高台に建つ家に暮らすカメラマンと画家の夫婦。夫は写真を撮り、妻は絵を描く。

授かった娘は成長していくが、二人はなぜか子どもの姿のまま。やがて娘は成人し、夫婦のもとを巣立っていく。

年老いてもなおシャッターを押し、筆をとる夫婦。気づけば家の中は作品で溢れ、豊かな色彩に彩られた家は、まるで夫婦の人生を表すようだった。
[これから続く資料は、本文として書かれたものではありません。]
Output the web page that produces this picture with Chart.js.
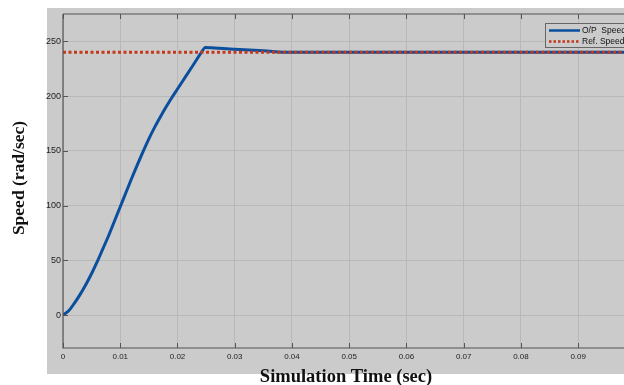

二人の命が尽きた後のその家は、娘によって新たな記憶が積み重なっていく。


(C)松竹ブロードキャスティング

【『お母さんが一緒』作品情報】

2024年製作(日本映画)/106分

監督・脚本:橋口亮輔

原作・脚本:ペヤンヌマキ

出演:江口のりこ、内田慈、古川琴音、青山フォール勝ちほか

【あらすじ】

親孝行のつもりで母親を温泉旅行に連れてきた三姉妹。

長女・弥生は「美人姉妹」と評される妹たちにいつもコンプレックスを抱いていた。次女・愛美は「優等生」の長女と比べられたことで能力を発揮できなかった過去の恨みを自身に抱えている。そして三女・清美は一人姉たちを冷めた目で見る。

一方で「母親みたいな人生を送りたくない」と共通の思いを胸の奥にしまっていた三人は、宿で母親への愚痴吐き大会。怒りを爆発させるうちに気持ちはエスカレートしてしまい、いつしかお互いを罵り合う修羅場へと発展していく。

ところがそこへ清美がサプライズで呼んだ恋人タカヒロが現れ、事態は思わぬ方向へと転がっていく。